Thirty Pixels Can't Hold a Fridge
The multimodal benchmark that shows visual reasoning improving feeds models 32-by-32 pixel images, a canvas too small to hold the scenes any real use case cares about.
But, if you look at the details, if you really uh try to understand what's going on, that benchmark uh the inputs are just 32 by 32 pixel images. Although, the newest one is uh like 64 by 64 pixel images.
Raise the Number the Math Produces
Post-training is cheaper than pretraining but far more than a few million dollars, and Dai says their compute and data math put the amount they needed at the 50 million dollar mark.
Our goal was to raise the amount of money we believe that we needed to get things done and that was the 50 million dollar mark from our math. That would give us enough compute and data budget to build a world-class model.
They Turned Down the Higher Valuation
Offered higher valuations with more capital, Dai took less to get investors who understand that an AI company may be revenue free for a while and won't flinch at how he spends.
So, we did have offers for higher valuations actually. Higher valuations with more capital, but for us it was really important to have the the right people on our cap table, the right investors who can who understand this journey of an AI company
The Clock Belongs to the Market, Not the Cap Table
The pressure Dai answers to comes from the market rather than his investors — new models land every two weeks at some companies, and months spent fundraising are months the frontier labs move without you.
definitely there's a ton of pressure uh on all sides, but I think I would say the majority of that pressure isn't from investors, it's from the market, the AI industry, right?
Don't Pitch the KV Cache
Pitching MQA, MHA or KV caches to investors fails twice over — they may not follow, and the method may be irrelevant in months — so Dai frames the big picture and lets the technique sit underneath it.

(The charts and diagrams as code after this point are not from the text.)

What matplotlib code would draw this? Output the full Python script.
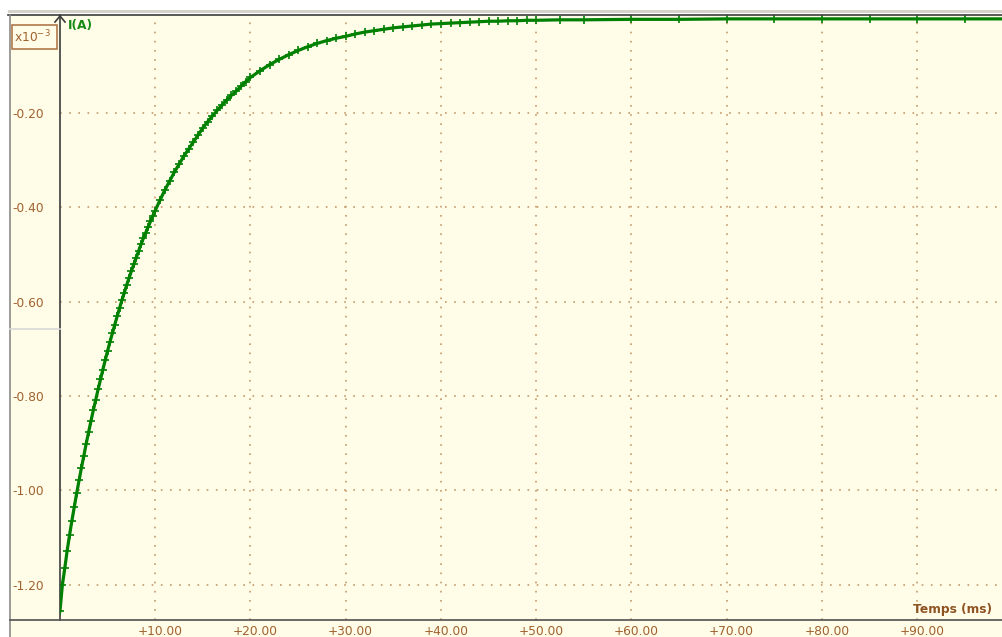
import matplotlib
matplotlib.use("Agg")
import matplotlib.pyplot as plt
from matplotlib.patches import Rectangle
from matplotlib.lines import Line2D
from matplotlib.ticker import FuncFormatter
from matplotlib.transforms import ScaledTranslation

# values (I in 1e-3 A, t in ms)
t_ms = [0.0, 0.25, 0.5, 0.75, 1.0, 1.25, 1.5, 1.75, 2.0, 2.25, 2.5, 2.75,
        3.0, 3.25, 3.5, 3.75, 4.0, 4.25, 4.5, 4.75, 5.0, 5.25, 5.5, 5.75,
        6.0, 6.25, 6.5, 6.75, 7.0, 7.25, 7.5, 7.75, 8.0, 8.25, 8.5, 8.75,
        9.0, 9.25, 9.5, 9.75,
        10.0, 10.5, 11.0, 11.5, 12.0, 12.5, 13.0, 13.5, 14.0, 14.5,
        15.0, 15.5, 16.0, 16.5, 17.0, 17.5, 18.0, 18.5, 19.0, 19.5,
        20, 21, 22, 23, 24, 25, 26, 27, 28, 29,
        30, 31, 32, 33, 34, 35, 36, 37, 38, 39,
        40, 41, 42, 43, 44, 45, 46, 47, 48, 49, 50,
        52.5, 55, 60, 65, 70, 75, 80, 85, 90, 95, 99]
i_mA = [-1.255, -1.200, -1.165, -1.128, -1.095, -1.064, -1.035, -1.006, -0.979, -0.952, -0.927, -0.901,
        -0.877, -0.853, -0.830, -0.808, -0.786, -0.765, -0.744, -0.724, -0.704, -0.685, -0.667, -0.649,
        -0.631, -0.614, -0.597, -0.581, -0.565, -0.550, -0.535, -0.521, -0.507, -0.493, -0.479, -0.466,
        -0.454, -0.442, -0.430, -0.418,
        -0.407, -0.385, -0.364, -0.345, -0.326, -0.309, -0.292, -0.277, -0.262, -0.247,
        -0.232, -0.219, -0.207, -0.195, -0.184, -0.173, -0.163, -0.154, -0.144, -0.134,
        -0.125, -0.111, -0.098, -0.087, -0.077, -0.068, -0.060, -0.053, -0.047, -0.042,
        -0.038, -0.033, -0.029, -0.026, -0.023, -0.020, -0.018, -0.016, -0.014, -0.012,
        -0.011, -0.010, -0.009, -0.008, -0.007, -0.006, -0.006, -0.005, -0.005, -0.004, -0.004,
        -0.003, -0.003, -0.002, -0.002, -0.001, -0.001, -0.001, -0.001, -0.001, -0.001, -0.001]

x_ticks = [10, 20, 30, 40, 50, 60, 70, 80, 90]
y_ticks = [-0.20, -0.40, -0.60, -0.80, -1.00, -1.20]

W, H = 1002, 637
CREAM = "#FFFCE8"
BROWN = "#A0622E"
GRID = "#C49A6A"
GREEN = "#008000"


def fx(x):
    return x / W


def fy(y):
    return 1 - y / H


fig = plt.figure(figsize=(W / 100, H / 100), dpi=100, facecolor="white")

# window frame bits (drawn below the axes)
fig.patches.append(Rectangle((fx(9), 0), fx(W - 9), fy(15), transform=fig.transFigure,
                             facecolor=CREAM, edgecolor="none", zorder=-10))
fig.patches.append(Rectangle((fx(8), fy(13)), fx(W - 8), 3 / H, transform=fig.transFigure,
                             facecolor="#D6D3CA", edgecolor="none", zorder=-10))

ax = fig.add_axes([fx(60), fy(619.5), fx(W - 60), (619.5 - 15) / H])
ax.set_zorder(1)
ax.set_facecolor(CREAM)
ax.plot(t_ms, i_mA, color=GREEN, lw=2.3, marker="+", ms=6, mew=1.2, zorder=3)

ax.set_xlim(0, 98.9)
ax.set_ylim(-1.2735, 0.0072)
ax.set_xticks(x_ticks)
ax.set_yticks(y_ticks)
ax.xaxis.set_major_formatter(FuncFormatter(lambda v, p: "+%.2f" % v))
ax.yaxis.set_major_formatter(FuncFormatter(lambda v, p: "%.2f" % v))
ax.grid(True, color=GRID, linestyle=(0, (1, 4.5)), lw=1.2)

for s in ["top", "right", "bottom"]:
    ax.spines[s].set_visible(False)
ax.spines["left"].set_color("#3C3C3C")
ax.spines["left"].set_linewidth(1.2)

ax.tick_params(axis="y", length=0, pad=34.5, labelsize=8.8, labelcolor=BROWN)
ax.tick_params(axis="x", length=0, pad=4, labelsize=8.8, labelcolor=BROWN)
for lab in ax.get_yticklabels():
    lab.set_ha("left")
# x labels sit a few pixels right of their grid line in the original
shift = ScaledTranslation(5 / 100, 0, fig.dpi_scale_trans)
for lab in ax.get_xticklabels():
    lab.set_transform(lab.get_transform() + shift)

# frame lines on top
for xs, ys, c in [([fx(8), 1], [fy(14.5), fy(14.5)], "#3C3C3C"),
                  ([fx(9.5), fx(9.5)], [fy(14.5), 0], "#8A8A8A"),
                  ([fx(10), 1], [fy(619.5), fy(619.5)], "#505050"),
                  ([fx(10), fx(60)], [fy(328.5), fy(328.5)], "#D8D8D8"),
                  ([fx(55), fx(60), fx(65)], [fy(22), fy(16), fy(22)], "#3C3C3C")]:
    fig.lines.append(Line2D(xs, ys, transform=fig.transFigure, color=c, lw=1.2, zorder=5))

# multiplier box and axis titles
fig.patches.append(Rectangle((fx(12), fy(49)), fx(45), 24 / H, transform=fig.transFigure,
                             facecolor=CREAM, edgecolor="#B0784A", lw=1.2, zorder=5))
fig.text(fx(14), fy(37), r"x10$^{-3}$", color=BROWN, fontsize=8.8, va="center", ha="left",
         zorder=6)
fig.text(fx(68), fy(26), "I(A)", color="#158A15", fontsize=8.8, fontweight="bold",
         va="center", ha="left", zorder=6)
fig.text(fx(992), fy(609), "Temps (ms)", color="#8E5322", fontsize=8.8, fontweight="bold",
         va="center", ha="right", zorder=6)

fig.savefig("out.png", dpi=100, facecolor="white")
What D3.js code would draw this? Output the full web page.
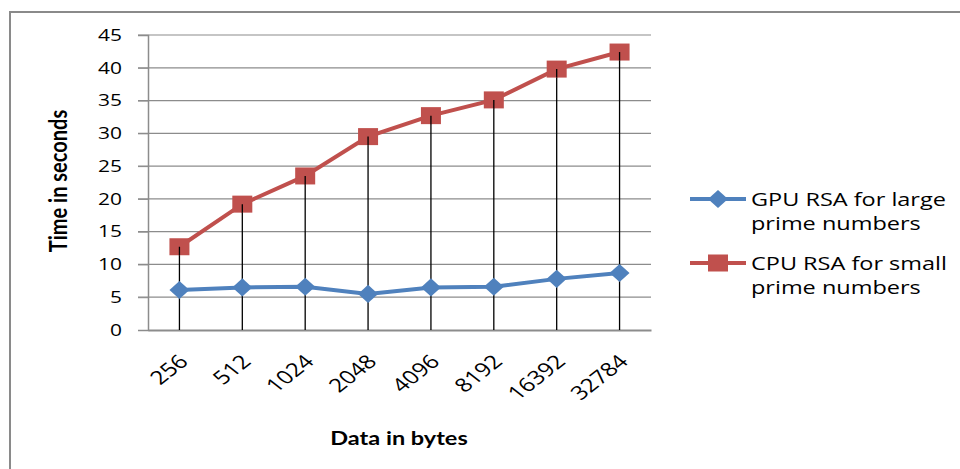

Like if you're talking to an investor about like MQA, MHA, uh or like KV caches, then um there's quite a good chance they won't know what you're talking about.
The Recipe Came From Experiments, Not a Grand Vision
The 2015 paper Dai is asked about wasn't the execution of a grand vision but the residue of many experiments, which is why his advice is to tinker first and raise only once the results surprise you.
the original paper that you mentioned from 2015, that paper wasn't designed. It wasn't uh the case that we had this grand vision and then we implemented it and then it worked.